begin
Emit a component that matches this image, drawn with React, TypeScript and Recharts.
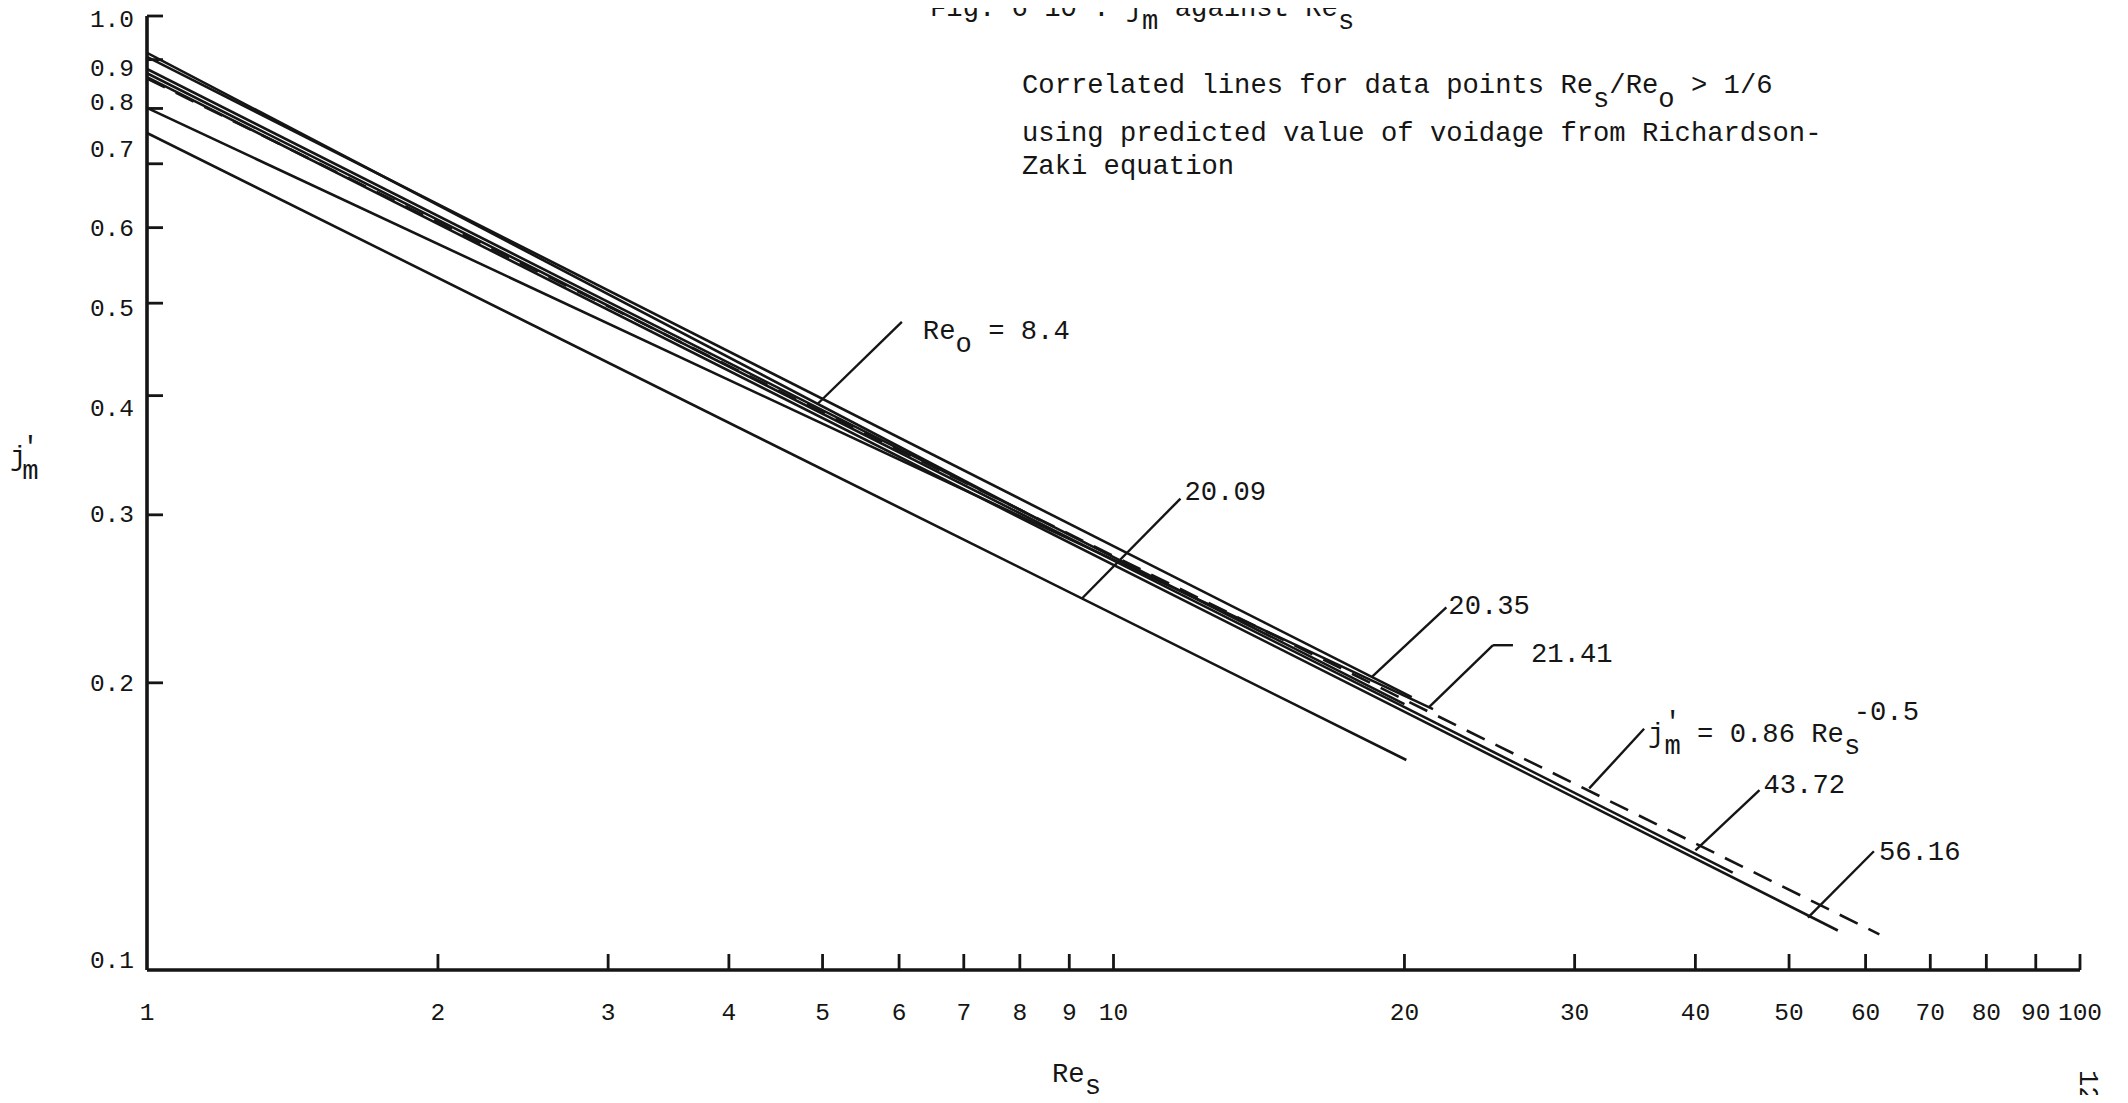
import React from 'react';
import { LineChart, Line, XAxis, YAxis, ReferenceLine, ReferenceDot } from 'recharts';

// Correlated lines j'_m against Re_s, each drawn from Re_s = 1 up to the end of its data range
const lineEndReS = [8.4, 20.09, 21.41, 20.35, 20.0, 43.72, 56.16];
const lineStartJm = [0.915, 0.754, 0.801, 0.906, 0.88, 0.871, 0.863];
const lineEndJm = [0.296, 0.166, 0.1877, 0.1932, 0.19, 0.1265, 0.11];

// Overall correlation j'_m = 0.86 Re_s^-0.5 (dashed)
const fitReS = [1, 62];
const fitJm = [0.86, 0.109];

// Axis ticks
const xTicks = [1, 2, 3, 4, 5, 6, 7, 8, 9, 10, 20, 30, 40, 50, 60, 70, 80, 90, 100];
const yTicks = [0.1, 0.2, 0.3, 0.4, 0.5, 0.6, 0.7, 0.8, 0.9, 1.0];

// Leader lines for the annotations: upper end (where the text sits) and foot on the curve
const leaderNames = ['re8', 'l2009', 'l2035', 'l2141', 'fit', 'l4372', 'l5616'];
const leaderTopReS = [6.04, 11.73, 22.1, 24.7, 35.4, 46.6, 61.2];
const leaderTopJm = [0.478, 0.312, 0.24, 0.219, 0.179, 0.1544, 0.1332];
const leaderFootReS = [4.94, 9.27, 18.52, 21.22, 31.06, 40.0, 52.3];
const leaderFootJm = [0.392, 0.245, 0.203, 0.1887, 0.155, 0.1335, 0.1135];
// short horizontal stub on the 21.41 leader
const stubReS = [24.7, 25.9];
const stubJm = [0.219, 0.219];

const INK = '#151515';
const MONO = '"Liberation Mono", "DejaVu Sans Mono", monospace';
const LABEL_SIZE = 27.2;
const TICK_SIZE = 24.5;
const LINE_W = 2.6;

const seriesData = lineEndReS.map((r, i) => [
  { x: 1, y: lineStartJm[i] },
  { x: r, y: lineEndJm[i] },
]);
const fitData = fitReS.map((x, i) => ({ x, y: fitJm[i] }));

// small vertical nudges of the typed y labels
const yLabelNudge: Record<string, number> = {
  '1.0': 2, '0.9': 8, '0.8': -7, '0.7': -15, '0.5': 4, '0.4': 12, '0.3': -1, '0.1': -11,
};

const YTick = (props: any) => {
  const { x, y, payload } = props;
  const v: number = payload.value;
  const text = v.toFixed(1);
  return (
    <g>
      {v > 0.1 && <line x1={x} x2={x + 16} y1={y} y2={y} stroke={INK} strokeWidth={2.8} />}
      <text
        x={x - 13}
        y={y + 8.5 + (yLabelNudge[text] || 0)}
        textAnchor="end"
        fontFamily={MONO}
        fontSize={TICK_SIZE}
        fill={INK}
      >
        {text}
      </text>
    </g>
  );
};

const XTick = (props: any) => {
  const { x, y, payload } = props;
  const v: number = payload.value;
  return (
    <g>
      {v > 1 && <line x1={x} x2={x} y1={y} y2={y - 16} stroke={INK} strokeWidth={2.8} />}
      <text x={x} y={y + 50} textAnchor="middle" fontFamily={MONO} fontSize={TICK_SIZE} fill={INK}>
        {v}
      </text>
    </g>
  );
};

const ADV = LABEL_SIZE * 0.6;

// text placed next to the upper end of each leader
const annotationText = (name: string, x: number, y: number) => {
  const common = { fontFamily: MONO, fontSize: LABEL_SIZE, fill: INK };
  switch (name) {
    case 're8':
      return (
        <text x={x + 21} y={y + 17} {...common}>
          Re<tspan dy={13}>o</tspan>
          <tspan dy={-13}> = 8.4</tspan>
        </text>
      );
    case 'l2009':
      return <text x={x + 4} y={y + 1} {...common}>20.09</text>;
    case 'l2035':
      return <text x={x + 2} y={y + 7} {...common}>20.35</text>;
    case 'l2141':
      return <text x={x + 18} y={y + 17} {...common}>21.41</text>;
    case 'fit':
      return (
        <text x={x + 4} y={y + 13} {...common}>
          j<tspan dy={-12}>'</tspan>
          <tspan dx={-ADV} dy={24}>m</tspan>
          <tspan dy={-12}> = 0.86 Re</tspan>
          <tspan dy={12}>s</tspan>
          <tspan dx={-ADV * 0.4} dy={-34}>-0.5</tspan>
        </text>
      );
    case 'l4372':
      return <text x={x + 4} y={y + 3} {...common}>43.72</text>;
    case 'l5616':
      return <text x={x + 5} y={y + 9} {...common}>56.16</text>;
    default:
      return null;
  }
};

const PageText = () => {
  const common = { fontFamily: MONO, fontSize: LABEL_SIZE, fill: INK };
  return (
    <svg
      width={2128}
      height={1103}
      style={{ position: 'absolute', left: -8, top: -8, pointerEvents: 'none' }}
    >
      <text x={930} y={16} {...common}>
        Fig. 6 10 : j<tspan dy={13}>m</tspan>
        <tspan dy={-13}> against Re</tspan>
        <tspan dy={13}>s</tspan>
      </text>
      <text x={1022} y={93} {...common}>
        Correlated lines for data points Re<tspan dy={14}>s</tspan>
        <tspan dy={-14}>/Re</tspan>
        <tspan dy={14}>o</tspan>
        <tspan dy={-14}> &gt; 1/6</tspan>
      </text>
      <text x={1022} y={141} {...common}>using predicted value of voidage from Richardson-</text>
      <text x={1022} y={174} {...common}>Zaki equation</text>
      <text x={10} y={465} {...common}>
        j<tspan dx={-4} dy={-10}>'</tspan>
        <tspan dx={-ADV} dy={24}>m</tspan>
      </text>
      <text x={1052} y={1082} {...common}>
        Re<tspan dy={12}>s</tspan>
      </text>
      <text x={2080} y={1070} transform="rotate(90 2080 1070)" {...common}>
        12
      </text>
    </svg>
  );
};

export default function App() {
  return (
    <div style={{ position: 'relative', width: 2112, height: 1087, background: '#fff' }}>
      <LineChart
        width={2112}
        height={1087}
        margin={{ top: 8, right: 40, bottom: 65, left: 0 }}
      >
        <XAxis
          type="number"
          dataKey="x"
          scale="log"
          domain={[1, 100]}
          ticks={xTicks}
          interval={0}
          allowDataOverflow
          height={60}
          tickSize={0}
          tickMargin={0}
          tickLine={false}
          tick={<XTick />}
          axisLine={{ stroke: INK, strokeWidth: 3.6 }}
        />
        <YAxis
          type="number"
          dataKey="y"
          scale="log"
          domain={[0.1, 1]}
          ticks={yTicks}
          interval={0}
          allowDataOverflow
          width={139}
          tickSize={0}
          tickMargin={0}
          tickLine={false}
          tick={<YTick />}
          axisLine={{ stroke: INK, strokeWidth: 3.6 }}
        />
        {seriesData.map((d, i) => (
          <Line
            key={`line-${i}`}
            data={d}
            dataKey="y"
            type="linear"
            stroke={INK}
            strokeWidth={LINE_W}
            dot={false}
            activeDot={false}
            isAnimationActive={false}
          />
        ))}
        <Line
          data={fitData}
          dataKey="y"
          type="linear"
          stroke={INK}
          strokeWidth={LINE_W}
          strokeDasharray="20 12"
          dot={false}
          activeDot={false}
          isAnimationActive={false}
        />
        {leaderNames.map((n, i) => (
          <ReferenceLine
            key={`leader-${n}`}
            segment={[
              { x: leaderTopReS[i], y: leaderTopJm[i] },
              { x: leaderFootReS[i], y: leaderFootJm[i] },
            ]}
            stroke={INK}
            strokeWidth={2.4}
            ifOverflow="visible"
          />
        ))}
        <ReferenceLine
          segment={[
            { x: stubReS[0], y: stubJm[0] },
            { x: stubReS[1], y: stubJm[1] },
          ]}
          stroke={INK}
          strokeWidth={2.4}
          ifOverflow="visible"
        />
        {leaderNames.map((n, i) => (
          <ReferenceDot
            key={`text-${n}`}
            x={n === 'l2141' ? stubReS[1] : leaderTopReS[i]}
            y={n === 'l2141' ? stubJm[1] : leaderTopJm[i]}
            r={0}
            fill="none"
            stroke="none"
            ifOverflow="visible"
            label={(p: any) => annotationText(n, p.viewBox.x, p.viewBox.y)}
          />
        ))}
      </LineChart>
      <PageText />
    </div>
  );
}
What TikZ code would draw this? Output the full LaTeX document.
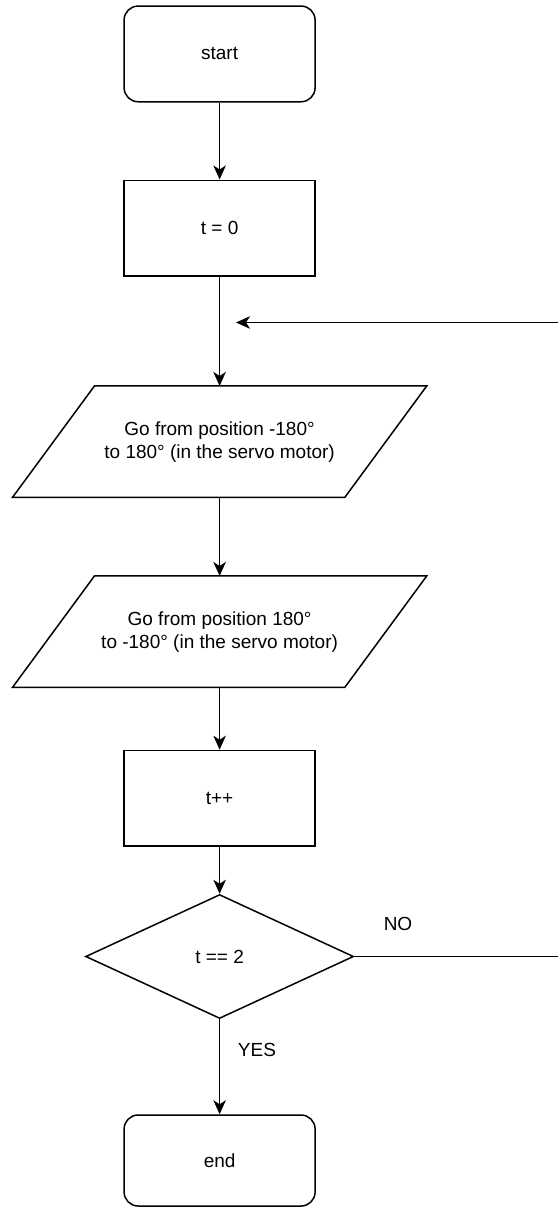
\documentclass[tikz,border=0pt]{standalone}
\usepackage{fontspec}
\setmainfont{Liberation Sans}
\usetikzlibrary{arrows.meta,shapes.geometric}
\begin{document}
\begin{tikzpicture}[x=1pt,y=-1pt,line width=1.5pt,
  every node/.style={font=\fontsize{19}{22.8}\selectfont,text=black},
  box/.style={draw,rectangle,minimum width=191pt,minimum height=95.7pt,inner sep=0pt,align=center},
  term/.style={box,rounded corners=14pt},
  io/.style={rectangle,minimum width=330.8pt,minimum height=110pt,inner sep=0pt,align=center},
  decision/.style={draw,diamond,minimum width=268pt,minimum height=124pt,inner sep=0pt},
  flow/.style={-{Stealth[length=14pt,width=12.5pt,inset=4pt]}},
  tag/.style={inner sep=0pt}]
\useasboundingbox (0,0) rectangle (558,1207);

% process steps
\node[term] (start) at (219.6,53.9) {start};
\node[box] (t0) at (219.6,228.1) {t = 0};
\node[io] (p1) at (219.6,441.7) {Go from position -180°\\to 180° (in the servo motor)};
\node[io] (p2) at (219.6,631.7) {Go from position 180°\\to -180° (in the servo motor)};
\node[box] (tpp) at (219.6,798.3) {t++};
\node[decision] (cond) at (219.6,956.5) {t == 2};
\node[term,minimum height=91pt] (end) at (219.6,1160.5) {end};

% parallelogram outlines around the two motor steps
\foreach \n in {p1,p2}
  \draw ([xshift=41pt]\n.north west) -- ([xshift=41pt]\n.north east)
        -- ([xshift=-41pt]\n.south east) -- ([xshift=-41pt]\n.south west) -- cycle;

% branch labels
\node[tag] (no) at (398,924) {NO};
\node[tag] (yes) at (257,1050) {YES};

% loop-back ends at the right margin
\coordinate (noend) at (558,956.5);
\coordinate (loopin) at (558,322.5);
\coordinate (looptip) at (236,322.5);

% connectors
\draw[flow] (start) -- (t0);
\draw[flow] (t0) -- (p1);
\draw[flow] (p1) -- (p2);
\draw[flow] (p2) -- (tpp);
\draw[flow] (tpp) -- (cond);
\draw[flow] (cond) -- (end);
\draw (cond.east) -- (noend);
\draw[flow] (loopin) -- (looptip);
\end{tikzpicture}
\end{document}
end
## Set problem
Starting at the top of the listing above, reproduce each line up to and including the one with "const fitJm = [0.86, 0.109];"; omit the pictures.

## Result
Emit a component that matches this image, drawn with React, TypeScript and Recharts.
import React from 'react';
import { LineChart, Line, XAxis, YAxis, ReferenceLine, ReferenceDot } from 'recharts';

// Correlated lines j'_m against Re_s, each drawn from Re_s = 1 up to the end of its data range
const lineEndReS = [8.4, 20.09, 21.41, 20.35, 20.0, 43.72, 56.16];
const lineStartJm = [0.915, 0.754, 0.801, 0.906, 0.88, 0.871, 0.863];
const lineEndJm = [0.296, 0.166, 0.1877, 0.1932, 0.19, 0.1265, 0.11];

// Overall correlation j'_m = 0.86 Re_s^-0.5 (dashed)
const fitReS = [1, 62];
const fitJm = [0.86, 0.109];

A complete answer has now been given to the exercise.